#### What you will do:
All of the material should be reproduced exactly, with pictures left out.

#### Dataset section:
===============
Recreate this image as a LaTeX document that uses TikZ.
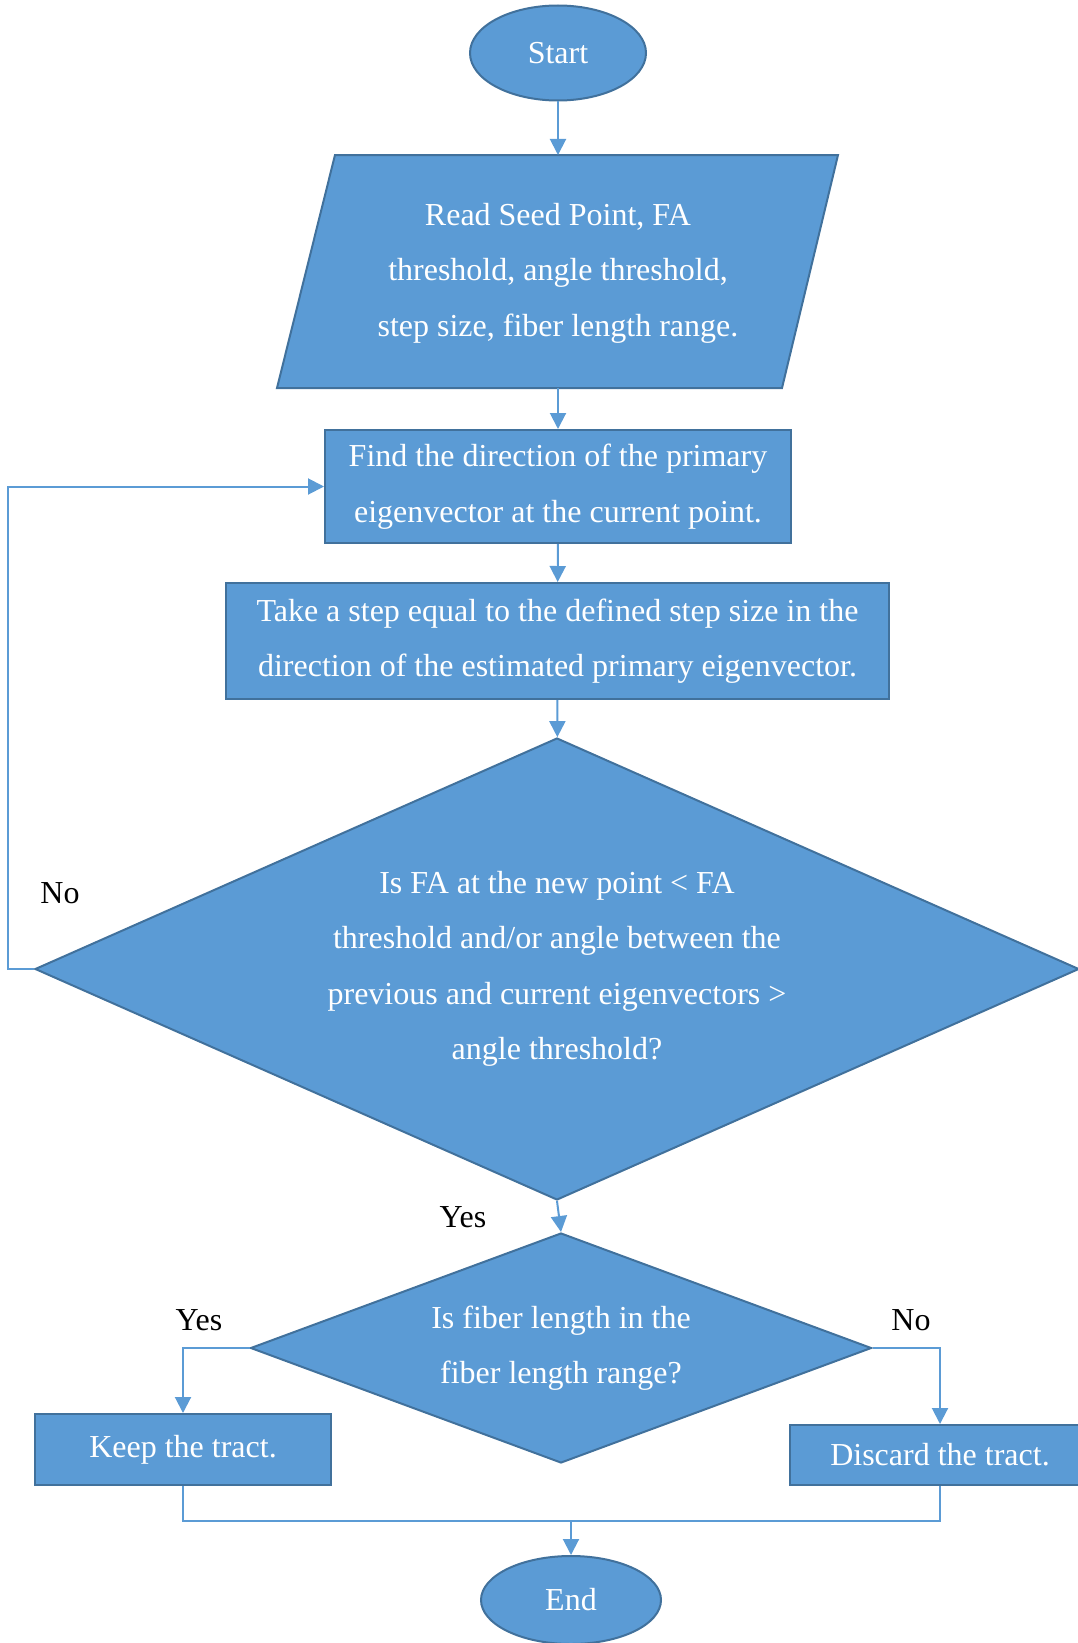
\documentclass[tikz,border=0pt]{standalone}
\usepackage{fontspec}
\setmainfont{Liberation Serif}
\usetikzlibrary{shapes.geometric,arrows.meta}
\definecolor{boxblue}{RGB}{91,155,213}
\definecolor{edgeblue}{RGB}{65,113,156}
\begin{document}
\begin{tikzpicture}[x = 1pt, y = -1pt,
  font = \fontsize{32}{55.5}\selectfont,
  blk/.style = {draw = edgeblue, fill = boxblue, line width = 2pt, text = white, align = center, inner sep = 0pt},
  dia/.style = {blk, diamond, shape aspect = #1},
  line/.style = {draw = boxblue, line width = 2pt},
  arr/.style = {line, -{Triangle[length = 16pt, width = 16pt]}}]
\useasboundingbox (0,0) rectangle (1077,1643);
\draw (558,53) node[blk, ellipse, minimum width = 176, minimum height = 95] (start) {Start};
\draw[blk] (335,155) -- (838,155) -- (782,388) -- (277,388) -- cycle;
\draw (558,273) node[text = white, align = center] (read) {Read Seed Point, FA\\threshold, angle threshold,\\step size, fiber length range.};
\coordinate (readtop) at (558,155); \coordinate (readbot) at (558,388);
\draw (558,486.5) node[blk, minimum width = 466, minimum height = 113] (find) {Find the direction of the primary\\eigenvector at the current point.};
\draw (557.5,641) node[blk, minimum width = 663, minimum height = 116] (take) {Take a step equal to the defined step size in the\\direction of the estimated primary eigenvector.};
\draw (557,969) node[dia = 2.26, minimum width = 1044, minimum height = 462] (isfa) {Is FA at the new point < FA\\threshold and/or angle between the\\previous and current eigenvectors >\\angle threshold?};
\draw (561,1348) node[dia = 2.7, minimum width = 621, minimum height = 230] (fiber) {Is fiber length in the\\fiber length range?};
\draw (183,1449.5) node[blk, minimum width = 296, minimum height = 71] (keep) {Keep the tract.};
\draw (940,1455) node[blk, minimum width = 300, minimum height = 60] (discard) {Discard the tract.};
\draw (571,1600) node[blk, ellipse, minimum width = 180, minimum height = 88] (end) {End};
\coordinate (join) at (571,1521);
\draw[arr] (start) -- (readtop);
\draw[arr] (readbot) -- (find);
\draw[arr] (find) -- (take);
\draw[arr] (take) -- (isfa);
\draw[arr] (isfa.south) -- (fiber.north);
\draw[arr] (isfa.west) -- ++(-26,0) |- (find.west);
\draw[arr] (fiber.west) -| (keep.north);
\draw[arr] (fiber.east) -| (discard.north);
\draw[line] (keep.south) |- (join);
\draw[line] (discard.south) |- (join);
\draw[arr] (join) -- (end);
\draw (60,893) node (noloop) {No};
\draw (463,1217) node (yesdown) {Yes};
\draw (199,1320) node (yeskeep) {Yes};
\draw (911,1320) node (nodiscard) {No};
\end{tikzpicture}
\end{document}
===============
#### Answer to the task:
Recreate this image as a LaTeX document that uses TikZ.
\documentclass[tikz,border=0pt]{standalone}
\usepackage{fontspec}
\setmainfont{Liberation Serif}
\usetikzlibrary{shapes.geometric,arrows.meta}
\definecolor{boxblue}{RGB}{91,155,213}
\definecolor{edgeblue}{RGB}{65,113,156}
\begin{document}
\begin{tikzpicture}[x = 1pt, y = -1pt,
  font = \fontsize{32}{55.5}\selectfont,
  blk/.style = {draw = edgeblue, fill = boxblue, line width = 2pt, text = white, align = center, inner sep = 0pt},
  dia/.style = {blk, diamond, shape aspect = #1},
  line/.style = {draw = boxblue, line width = 2pt},
  arr/.style = {line, -{Triangle[length = 16pt, width = 16pt]}}]
\useasboundingbox (0,0) rectangle (1077,1643);
\draw (558,53) node[blk, ellipse, minimum width = 176, minimum height = 95] (start) {Start};
\draw[blk] (335,155) -- (838,155) -- (782,388) -- (277,388) -- cycle;
\draw (558,273) node[text = white, align = center] (read) {Read Seed Point, FA\\threshold, angle threshold,\\step size, fiber length range.};
\coordinate (readtop) at (558,155); \coordinate (readbot) at (558,388);
\draw (558,486.5) node[blk, minimum width = 466, minimum height = 113] (find) {Find the direction of the primary\\eigenvector at the current point.};
\draw (557.5,641) node[blk, minimum width = 663, minimum height = 116] (take) {Take a step equal to the defined step size in the\\direction of the estimated primary eigenvector.};
\draw (557,969) node[dia = 2.26, minimum width = 1044, minimum height = 462] (isfa) {Is FA at the new point < FA\\threshold and/or angle between the\\previous and current eigenvectors >\\angle threshold?};
\draw (561,1348) node[dia = 2.7, minimum width = 621, minimum height = 230] (fiber) {Is fiber length in the\\fiber length range?};
\draw (183,1449.5) node[blk, minimum width = 296, minimum height = 71] (keep) {Keep the tract.};
\draw (940,1455) node[blk, minimum width = 300, minimum height = 60] (discard) {Discard the tract.};
\draw (571,1600) node[blk, ellipse, minimum width = 180, minimum height = 88] (end) {End};
\coordinate (join) at (571,1521);
\draw[arr] (start) -- (readtop);
\draw[arr] (readbot) -- (find);
\draw[arr] (find) -- (take);
\draw[arr] (take) -- (isfa);
\draw[arr] (isfa.south) -- (fiber.north);
\draw[arr] (isfa.west) -- ++(-26,0) |- (find.west);
\draw[arr] (fiber.west) -| (keep.north);
\draw[arr] (fiber.east) -| (discard.north);
\draw[line] (keep.south) |- (join);
\draw[line] (discard.south) |- (join);
\draw[arr] (join) -- (end);
\draw (60,893) node (noloop) {No};
\draw (463,1217) node (yesdown) {Yes};
\draw (199,1320) node (yeskeep) {Yes};
\draw (911,1320) node (nodiscard) {No};
\end{tikzpicture}
\end{document}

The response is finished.